**Record extracts**
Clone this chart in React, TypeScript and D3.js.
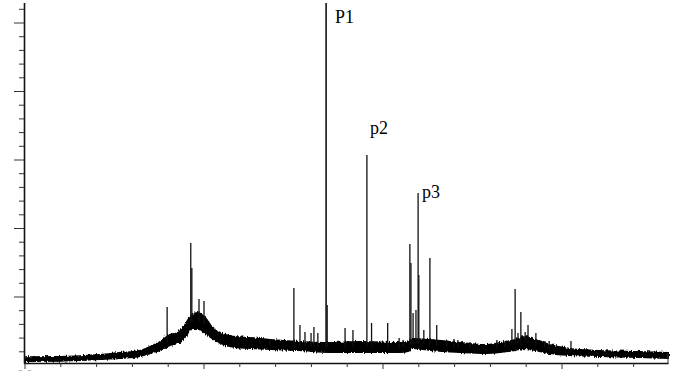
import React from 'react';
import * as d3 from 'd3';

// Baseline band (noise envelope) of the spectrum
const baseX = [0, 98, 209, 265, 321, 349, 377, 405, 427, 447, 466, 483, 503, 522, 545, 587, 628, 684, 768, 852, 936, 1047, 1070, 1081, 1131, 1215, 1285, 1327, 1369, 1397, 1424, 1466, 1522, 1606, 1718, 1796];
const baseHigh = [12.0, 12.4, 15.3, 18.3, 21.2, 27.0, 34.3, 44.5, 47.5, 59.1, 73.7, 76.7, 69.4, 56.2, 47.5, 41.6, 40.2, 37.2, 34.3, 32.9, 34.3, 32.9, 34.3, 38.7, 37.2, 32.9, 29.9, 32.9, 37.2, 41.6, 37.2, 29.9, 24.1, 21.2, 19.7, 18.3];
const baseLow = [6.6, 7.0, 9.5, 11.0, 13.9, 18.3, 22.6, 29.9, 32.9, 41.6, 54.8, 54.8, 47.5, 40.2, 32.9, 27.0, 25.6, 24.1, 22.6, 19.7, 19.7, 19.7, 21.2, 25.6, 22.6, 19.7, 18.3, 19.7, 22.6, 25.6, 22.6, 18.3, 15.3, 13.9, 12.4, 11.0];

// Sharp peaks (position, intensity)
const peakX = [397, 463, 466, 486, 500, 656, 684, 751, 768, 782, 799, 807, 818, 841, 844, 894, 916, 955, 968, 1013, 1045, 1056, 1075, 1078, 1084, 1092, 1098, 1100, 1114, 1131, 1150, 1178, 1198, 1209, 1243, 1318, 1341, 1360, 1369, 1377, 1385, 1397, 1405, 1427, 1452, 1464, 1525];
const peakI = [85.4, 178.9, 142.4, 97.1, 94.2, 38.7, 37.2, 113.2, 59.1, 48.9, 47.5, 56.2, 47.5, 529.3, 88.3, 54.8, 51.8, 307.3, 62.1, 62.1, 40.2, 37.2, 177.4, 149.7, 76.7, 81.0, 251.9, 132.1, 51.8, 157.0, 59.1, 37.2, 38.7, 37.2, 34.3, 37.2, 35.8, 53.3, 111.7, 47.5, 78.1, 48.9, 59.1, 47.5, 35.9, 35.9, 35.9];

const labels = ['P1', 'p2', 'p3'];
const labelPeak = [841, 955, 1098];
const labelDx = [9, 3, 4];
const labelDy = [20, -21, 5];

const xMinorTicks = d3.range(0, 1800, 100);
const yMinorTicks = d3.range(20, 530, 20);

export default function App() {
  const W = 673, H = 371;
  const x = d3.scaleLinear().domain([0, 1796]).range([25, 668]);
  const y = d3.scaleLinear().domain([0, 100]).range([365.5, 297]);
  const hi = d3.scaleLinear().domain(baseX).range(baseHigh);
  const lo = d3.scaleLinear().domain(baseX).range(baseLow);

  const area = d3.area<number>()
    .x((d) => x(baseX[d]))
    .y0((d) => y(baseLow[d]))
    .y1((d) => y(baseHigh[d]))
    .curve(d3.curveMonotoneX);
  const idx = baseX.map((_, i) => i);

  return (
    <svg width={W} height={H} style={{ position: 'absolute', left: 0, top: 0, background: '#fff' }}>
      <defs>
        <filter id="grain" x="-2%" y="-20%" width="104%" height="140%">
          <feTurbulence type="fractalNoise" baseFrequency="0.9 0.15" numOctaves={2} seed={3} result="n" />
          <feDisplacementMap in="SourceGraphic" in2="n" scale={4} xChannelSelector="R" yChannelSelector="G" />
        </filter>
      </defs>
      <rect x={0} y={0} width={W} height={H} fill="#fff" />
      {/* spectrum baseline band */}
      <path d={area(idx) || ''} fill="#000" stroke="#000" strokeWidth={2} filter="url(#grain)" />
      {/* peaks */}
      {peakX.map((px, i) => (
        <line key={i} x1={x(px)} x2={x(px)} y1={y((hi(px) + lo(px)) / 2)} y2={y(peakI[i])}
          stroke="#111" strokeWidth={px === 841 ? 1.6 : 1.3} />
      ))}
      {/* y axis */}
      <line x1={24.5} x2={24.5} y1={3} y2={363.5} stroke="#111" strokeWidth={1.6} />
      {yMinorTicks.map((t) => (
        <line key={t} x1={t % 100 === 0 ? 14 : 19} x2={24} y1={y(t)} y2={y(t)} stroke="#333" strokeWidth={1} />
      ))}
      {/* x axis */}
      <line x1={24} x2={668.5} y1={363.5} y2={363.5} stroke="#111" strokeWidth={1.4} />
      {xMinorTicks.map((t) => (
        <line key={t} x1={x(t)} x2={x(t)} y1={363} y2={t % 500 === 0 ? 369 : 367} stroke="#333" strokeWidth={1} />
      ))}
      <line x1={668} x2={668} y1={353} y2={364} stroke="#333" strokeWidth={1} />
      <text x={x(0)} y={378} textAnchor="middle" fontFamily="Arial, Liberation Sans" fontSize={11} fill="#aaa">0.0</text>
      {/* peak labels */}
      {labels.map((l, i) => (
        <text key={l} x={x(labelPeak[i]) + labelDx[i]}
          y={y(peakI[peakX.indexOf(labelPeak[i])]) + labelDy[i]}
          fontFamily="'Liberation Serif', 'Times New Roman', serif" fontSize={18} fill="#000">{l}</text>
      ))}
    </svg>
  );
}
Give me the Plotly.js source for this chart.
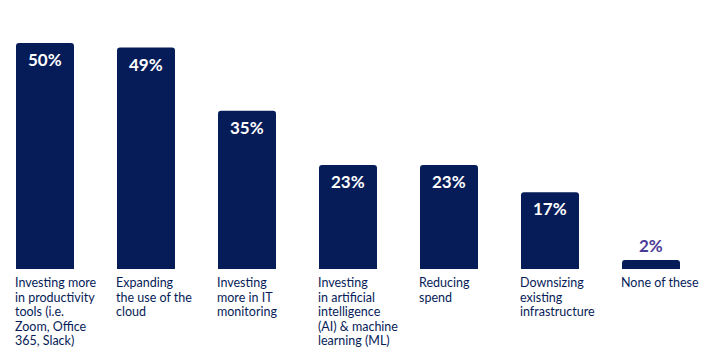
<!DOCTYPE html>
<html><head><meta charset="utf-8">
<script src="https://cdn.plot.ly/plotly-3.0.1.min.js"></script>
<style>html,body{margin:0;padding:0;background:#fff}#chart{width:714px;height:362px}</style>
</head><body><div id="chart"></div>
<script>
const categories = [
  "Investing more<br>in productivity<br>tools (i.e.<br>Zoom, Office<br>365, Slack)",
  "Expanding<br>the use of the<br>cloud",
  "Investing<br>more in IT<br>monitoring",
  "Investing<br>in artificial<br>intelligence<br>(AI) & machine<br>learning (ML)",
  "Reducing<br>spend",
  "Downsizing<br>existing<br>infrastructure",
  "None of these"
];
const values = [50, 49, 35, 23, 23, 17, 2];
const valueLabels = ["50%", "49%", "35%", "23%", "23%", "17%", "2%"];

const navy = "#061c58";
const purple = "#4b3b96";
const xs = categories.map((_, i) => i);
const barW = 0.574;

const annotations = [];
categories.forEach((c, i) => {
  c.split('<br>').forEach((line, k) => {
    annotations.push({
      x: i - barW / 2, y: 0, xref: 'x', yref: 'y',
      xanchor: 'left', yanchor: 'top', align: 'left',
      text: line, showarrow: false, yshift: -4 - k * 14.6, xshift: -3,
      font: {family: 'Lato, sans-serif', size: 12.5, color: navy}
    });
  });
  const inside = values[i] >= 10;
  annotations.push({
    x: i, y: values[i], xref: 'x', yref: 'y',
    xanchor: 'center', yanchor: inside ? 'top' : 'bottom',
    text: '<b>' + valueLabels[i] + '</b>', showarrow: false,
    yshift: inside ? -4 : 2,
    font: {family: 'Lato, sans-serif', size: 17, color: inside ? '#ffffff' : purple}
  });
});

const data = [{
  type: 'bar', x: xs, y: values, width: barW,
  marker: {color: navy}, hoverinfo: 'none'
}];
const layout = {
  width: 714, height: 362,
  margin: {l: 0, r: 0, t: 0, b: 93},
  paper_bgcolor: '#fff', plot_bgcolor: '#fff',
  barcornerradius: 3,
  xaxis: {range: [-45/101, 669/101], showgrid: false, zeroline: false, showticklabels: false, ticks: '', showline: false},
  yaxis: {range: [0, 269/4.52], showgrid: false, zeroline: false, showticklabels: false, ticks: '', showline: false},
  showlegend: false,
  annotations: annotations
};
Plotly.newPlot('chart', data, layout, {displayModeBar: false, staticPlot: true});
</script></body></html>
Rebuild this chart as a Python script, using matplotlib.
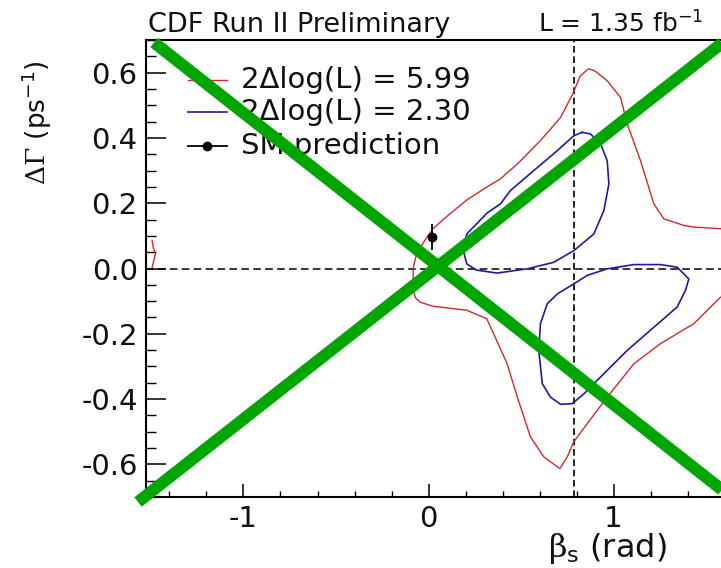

**Required work**
Show all lines in the entries above where the word "chart" appears.

**Written response**
Clone this chart in React, TypeScript and D3.js.
Give me the Plotly.js source for this chart.
<style>html,body{margin:0;padding:0;background:#fff}#chart{width:714px;height:362px}</style>
</head><body><div id="chart"></div>
Plotly.newPlot('chart', data, layout, {displayModeBar: false, staticPlot: true});
Rebuild this chart as a Python script, using matplotlib.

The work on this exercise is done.